In 1933 Congress posthumously awarded the Distinguished Flying Cross to Ely, “for extraordinary achievement as a pioneer civilian aviator and for his significant contribution to the development of aviation in the United States Navy.”  An exhibit of retired naval aircraft at Naval Air Station Norfolk is named for him, and a granite historical marker in Newport News overlooks the waters where he made that first take off from a ship.  To commemorate the 100th anniversary of that flight, Commander Bob Coolbaugh flew a personally built replica of Ely’s Curtiss from the runway at NAS Norfolk on November 12, 2010.

Lieutenant Theodore Ellyson became the Navy’s first pilot in 1911 when Curtis offered to train an officer for free.  He and Curtis went on to collaborate in the development of a float plane and he became the first pilot to be launched from a ship-born catapult.  But it wasn’t until 1914 than a formal Naval Air Service was formed.

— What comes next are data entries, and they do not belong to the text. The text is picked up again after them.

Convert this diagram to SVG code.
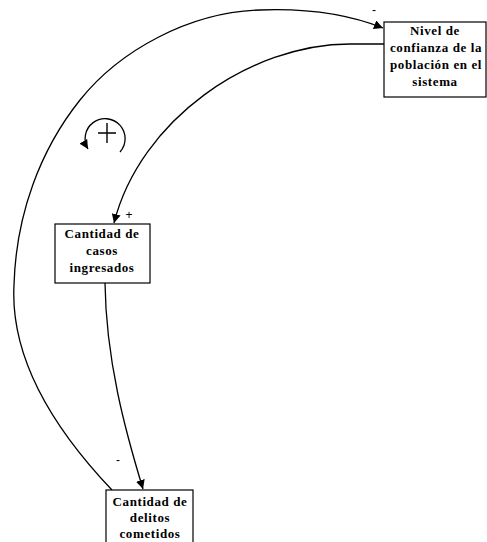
<svg xmlns="http://www.w3.org/2000/svg" width="487" height="542" viewBox="0 0 487 542">
<style>
.box{fill:#fff;stroke:#000;stroke-width:1.2}
.lbl{font-family:"Liberation Serif",serif;font-size:13px;font-weight:bold;fill:#000;text-anchor:middle;letter-spacing:0.6px}
.con{fill:none;stroke:#000;stroke-width:1.3}
.pol{font-family:"Liberation Sans",sans-serif;font-size:12px;fill:#000;text-anchor:middle}
</style>
<defs>
<marker id="ah" viewBox="0 0 10 10" refX="10" refY="5" markerWidth="9" markerHeight="9" markerUnits="userSpaceOnUse" orient="auto">
<path d="M0,0 L10,5 L0,10 z" fill="#000"/>
</marker>
</defs>
<rect width="487" height="542" fill="#fff"/>
<g id="connectors">
<path class="con" d="M112,490 C55,430 10,360 14,285 C16,215 40,150 80,100 C120,50 190,12 260,10 C310,8 350,15 383,28" marker-end="url(#ah)"/>
<path class="con" d="M384,44 L350,44 C250,44 140,120 114,223" marker-end="url(#ah)"/>
<path class="con" d="M105,283 C106,360 125,430 143,489" marker-end="url(#ah)"/>
<text class="pol" x="374" y="14">-</text>
<text class="pol" x="129" y="219">+</text>
<text class="pol" x="118" y="464">-</text>
</g>
<g id="loop">
<path class="con" d="M120,152 A20,20 0 1 0 88,149" marker-end="url(#ah)"/>
<path d="M98,133 L116,133 M107,123 L107,143" stroke="#000" stroke-width="1.4" fill="none"/>
</g>
<g id="nivel">
<rect class="box" x="384" y="22" width="102" height="75"/>
<text class="lbl" x="435" y="35">Nivel de</text>
<text class="lbl" x="436" y="52">confianza de la</text>
<text class="lbl" x="436" y="69">población en el</text>
<text class="lbl" x="435" y="86">sistema</text>
</g>
<g id="casos">
<rect class="box" x="55" y="224" width="95" height="59"/>
<text class="lbl" x="102" y="238">Cantidad de</text>
<text class="lbl" x="102" y="255">casos</text>
<text class="lbl" x="102" y="272">ingresados</text>
</g>
<g id="delitos">
<rect class="box" x="106" y="490" width="87" height="56"/>
<text class="lbl" x="150" y="506">Cantidad de</text>
<text class="lbl" x="150" y="522">delitos</text>
<text class="lbl" x="150" y="538">cometidos</text>
</g>
</svg>
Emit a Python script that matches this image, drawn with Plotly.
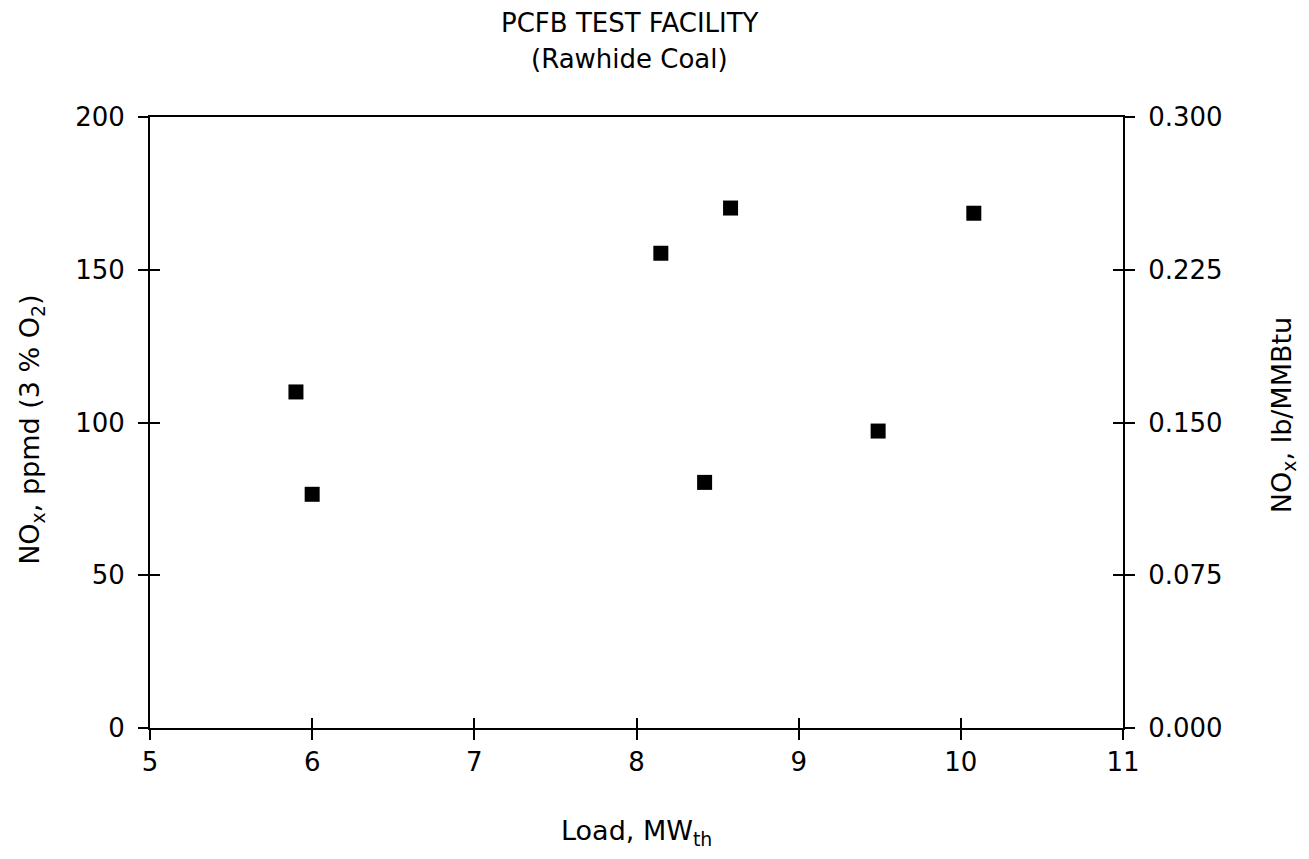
import plotly.graph_objects as go

load_mw = [5.90, 6.00, 8.15, 8.58, 8.42, 9.49, 10.08]
nox_ppmd = [110.0, 76.5, 155.4, 170.2, 80.4, 97.2, 168.5]

x_ticks = [5, 6, 7, 8, 9, 10, 11]
y_ticks = [0, 50, 100, 150, 200]
y2_ticks = [0.0, 0.075, 0.150, 0.225, 0.300]

FONT = "DejaVu Sans"
fs_tick = 26
fs_title = 26
fs_axis = 27

fig = go.Figure()
fig.add_trace(go.Scatter(
    x=load_mw, y=nox_ppmd, mode="markers",
    marker=dict(symbol="square", size=15, color="black"),
    showlegend=False, hoverinfo="x+y"))
fig.add_trace(go.Scatter(x=[None], y=[None], yaxis="y2", xaxis="x", showlegend=False))
fig.add_trace(go.Scatter(x=[None], y=[None], xaxis="x2", yaxis="y3", showlegend=False))
fig.add_trace(go.Scatter(x=[None], y=[None], xaxis="x", yaxis="y4", showlegend=False))

line_common = dict(showgrid=False, zeroline=False, linecolor="black", linewidth=2,
                   tickcolor="black", tickwidth=2, ticklen=10)
axis_common = dict(line_common, tickfont=dict(family=FONT, size=fs_tick, color="black"))

fig.update_layout(
    width=1293, height=843,
    margin=dict(l=142, r=178, t=109, b=123),
    paper_bgcolor="white", plot_bgcolor="white",
    font=dict(family=FONT, size=fs_tick, color="black"),
    xaxis=dict(range=[5, 11], tickvals=x_ticks, ticks="outside", showline=True, mirror=True, **axis_common),
    yaxis=dict(range=[0, 200], tickvals=y_ticks, ticks="outside", showline=True, mirror=True,
               ticklabelstandoff=8, **axis_common),
    yaxis2=dict(range=[0, 0.3], tickvals=y2_ticks, tickformat=".3f", overlaying="y", side="right",
                ticks="outside", showline=True, ticklabelstandoff=8, **axis_common),
    xaxis2=dict(range=[5, 11], tickvals=x_ticks, ticks="inside", showticklabels=False, overlaying="x",
                showline=False, **line_common),
    yaxis3=dict(range=[0, 200], tickvals=y_ticks, ticks="inside", showticklabels=False, overlaying="y",
                showline=False, **line_common),
    yaxis4=dict(range=[0, 0.3], tickvals=y2_ticks, ticks="inside", showticklabels=False,
                overlaying="y", side="right", showline=False, **line_common),
)

fig.add_annotation(text="PCFB TEST FACILITY", xref="paper", yref="paper", x=0.493, y=1.0,
                   yanchor="middle", yshift=94, showarrow=False, font=dict(family=FONT, size=fs_title))
fig.add_annotation(text="(Rawhide Coal)", xref="paper", yref="paper", x=0.493, y=1.0,
                   yanchor="middle", yshift=58, showarrow=False, font=dict(family=FONT, size=fs_title))
fig.add_annotation(text="Load, MW<sub>th</sub>", xref="paper", yref="paper", x=0.5, y=0,
                   yanchor="middle", yshift=-104, showarrow=False, font=dict(family=FONT, size=fs_axis))
fig.add_annotation(text="NO<sub>x</sub>, ppmd (3 % O<sub>2</sub>)", xref="paper", yref="paper",
                   x=0, xanchor="center", xshift=-118, y=0.488, textangle=-90, showarrow=False,
                   font=dict(family=FONT, size=fs_axis))
fig.add_annotation(text="NO<sub>x</sub>, lb/MMBtu", xref="paper", yref="paper",
                   x=1, xanchor="center", xshift=160, y=0.512, textangle=-90, showarrow=False,
                   font=dict(family=FONT, size=fs_axis))

fig.write_html("out.html")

Ely's headstone in his hometown of Williamsburg, Iowa.

The Birmingham’s place in naval aviation history was not over either.  Subsequently converted to a Torpedo tender she became flagship of the Atlantic Fleet Torpedo Flotilla.  In 1916 when conducting operations in support of the landing of an expeditionary force at Veracruz during the Mexican Revolution, she deployed two Curtis float planes, launched by catapult to scout for mines.  It was the first military mission by a US heavier-than-air aircraft.